Vedant Misra

Founder/CEO at an AI startup called Kemvi. I'm interested in artificial intelligence, consciousness, rationality, neuroscience, markets, and Mexican food.

Election prediction in Python à la 538

With the election just a few days away, Nate Silver and his blog FiveThirtyEight have been increasingly in the news. I've been an enthusiastic reader since the 2008 election, when Silver correctly predicted the outcome in every senate race, and the general election result in 49 of 50 states.

Silver describes his prediction methodology on his blog. I've implemented a rough version of it in Python, with placeholders for things I haven't done yet. Code and polling data are available on github (vedant/election-prediction.git). Polling data are scraped from Real Clear Politics. Try modifying and augmenting it to generate your own projections.

Electoral College Map

This implementation predicts 303 electoral college votes for President Obama, to 235 for Governor Romney, and generated the electoral college map below. This is close to Silver's current projection of 305 to 23.
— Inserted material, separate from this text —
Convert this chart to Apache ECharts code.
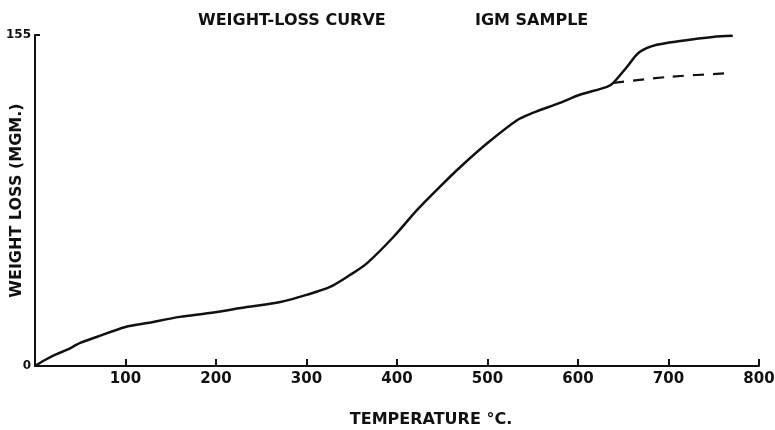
<!DOCTYPE html>
<html>
<head>
<meta charset="utf-8">
<script src="https://cdn.jsdelivr.net/npm/echarts@6/dist/echarts.min.js"></script>
<style>
  html, body { margin: 0; padding: 0; background: #fff; }
  #chart { width: 775px; height: 430px; }
</style>
</head>
<body>
<div id="chart"></div>
<script>
  // temperature (deg C) and weight loss (mgm)
  const temps = [0, 3, 11, 22, 35, 50, 68, 100, 124, 160, 193, 234, 271, 300, 326, 348, 367, 396, 422, 447, 470, 500, 533, 550, 580, 602, 632, 639, 654, 668, 687, 713, 749, 771];
  const weightLoss = [0, 0.8, 2.8, 5.2, 7.5, 10.8, 13.6, 18.3, 20.1, 23, 24.8, 27.6, 30, 33.3, 37, 42.6, 48.2, 60.4, 73, 83.8, 93.2, 104.4, 115.2, 118.5, 123.2, 127, 130.7, 132.6, 140, 147, 150.4, 152.2, 154.1, 154.6];

  // extrapolated (dashed) branch
  const dashTemps = [639, 700, 771];
  const dashLoss = [132.6, 135.4, 137.2];

  const xTicks = [0, 800, 100];   // min, max, step
  const yTicks = [0, 155, 155];

  const ink = '#111';
  const font = 'DejaVu Sans';

  const chart = echarts.init(document.getElementById('chart'));

  chart.setOption({
    backgroundColor: '#fff',
    animation: false,
    title: [
      {
        text: 'WEIGHT-LOSS CURVE',
        left: 193,
        top: 8,
        textStyle: { color: ink, fontFamily: font, fontWeight: 'bold', fontSize: 16 }
      },
      {
        text: 'IGM SAMPLE',
        left: 470,
        top: 8,
        textStyle: { color: ink, fontFamily: font, fontWeight: 'bold', fontSize: 16 }
      }
    ],
    grid: {
      left: 35,
      right: 16,
      top: 35,
      bottom: 64,
      containLabel: false,
      outerBoundsMode: 'none'
    },
    xAxis: {
      type: 'value',
      min: xTicks[0],
      max: xTicks[1],
      interval: xTicks[2],
      name: 'TEMPERATURE °C.',
      nameLocation: 'middle',
      nameGap: 46,
      nameMoveOverlap: false,
      nameTextStyle: {
        color: ink,
        fontFamily: font,
        fontWeight: 'bold',
        fontSize: 16,
        padding: [0, 0, 0, 68]
      },
      axisLine: { lineStyle: { color: ink, width: 2 } },
      axisTick: { inside: true, length: 7, lineStyle: { color: ink, width: 2 } },
      axisLabel: {
        showMinLabel: false,
        color: ink,
        fontFamily: font,
        fontWeight: 'bold',
        fontSize: 15,
        margin: 6
      },
      splitLine: { show: false }
    },
    yAxis: {
      type: 'value',
      min: yTicks[0],
      max: yTicks[1],
      interval: yTicks[2],
      name: 'WEIGHT LOSS (MGM.)',
      nameLocation: 'middle',
      nameGap: 10,
      nameMoveOverlap: false,
      nameTextStyle: {
        color: ink,
        fontFamily: font,
        fontWeight: 'bold',
        fontSize: 16
      },
      axisLine: { show: true, lineStyle: { color: ink, width: 2 } },
      axisTick: { show: true, inside: true, length: 5, lineStyle: { color: ink, width: 2 } },
      axisLabel: {
        color: ink,
        fontFamily: font,
        fontWeight: 'bold',
        fontSize: 12,
        margin: 4
      },
      splitLine: { show: false }
    },
    series: [
      {
        name: 'Weight loss',
        type: 'line',
        data: temps.map((t, i) => [t, weightLoss[i]]),
        smooth: 0.3,
        symbol: 'none',
        lineStyle: { color: ink, width: 2.5 }
      },
      {
        name: 'Extrapolated',
        type: 'line',
        data: dashTemps.map((t, i) => [t, dashLoss[i]]),
        smooth: 0.3,
        symbol: 'none',
        lineStyle: { color: ink, width: 2.2, type: [11, 9] }
      }
    ]
  });
</script>
</body>
</html>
The model implemented here gives an exponentially decaying weight to older polls, but doesn't consider poll sample size or historical pollster ratings. I expect that neither of these is especially important when using the RealClearPolitics polling data, which seems to include only major polls. The implementation also drops historically unreliable pollsters, and provides for dropping partisan polls and making adjustments to polls that have historically leaned to one side.

There is currently no trendline adjustment to account for the recent propensity of the electorate, and no likely voter adjustment or non-poll data, all of which are included in Nate Silver's model.

The result of this implementation is probably only close to Nate Silver's actual methodology because there is extensive polling data for the presidential election. I imagine the more sophisticated model components only play a significant role in Nate Silver's model when polling data is more sparse and less consistent.